Enquanto recolhe o shampoo do banheiro ela, que já foi professora de português e línguas, olha para as policiais femininas e questiona: “Como é ser guarda? Anjo da guarda? Vocês também guardam por mim?”.

Recolhe o cobertor delicadamente dobrado sobre a cama de papelão, a cama fria não é tão gelada quanto o olhar atento dos donos do imóvel, que antes da ocupação vivia abandonado.

Seu companheiro de rua recolhe a cebolinha que plantou num vasinho preto na janela. Olga tem vontade de chorar, mas não pode. “Na rua a gente é forte porque não tem opção de ser fraco”.

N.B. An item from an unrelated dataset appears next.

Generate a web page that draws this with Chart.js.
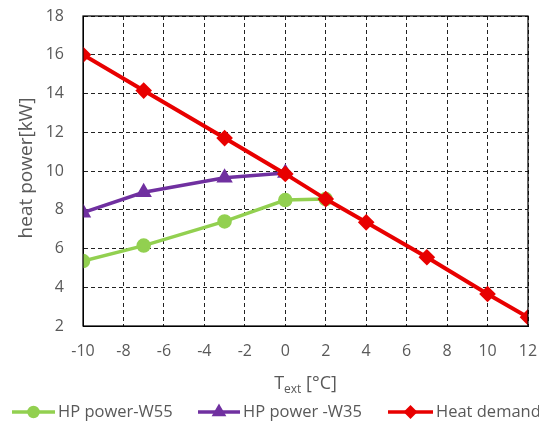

As policiais estão paralisadas, cada uma na porta de um cômodo, Olga olha para elas e com perfeita afinação canta:

Os anjos de onde vem sua vida bem-vinda
... os livros não são sinceros
Quem tem Deus como império
No mundo não está sozinho

Recolhe a panela na pia, de uma casa que não estava suja, parecia mais uma república, só o almoço ficou por fazer. Foi despejado da mesa como Olga despejou-se de si. “Viver o lado escuro da vida..., é preciso coragem para não ser nada e não ter ninguém”.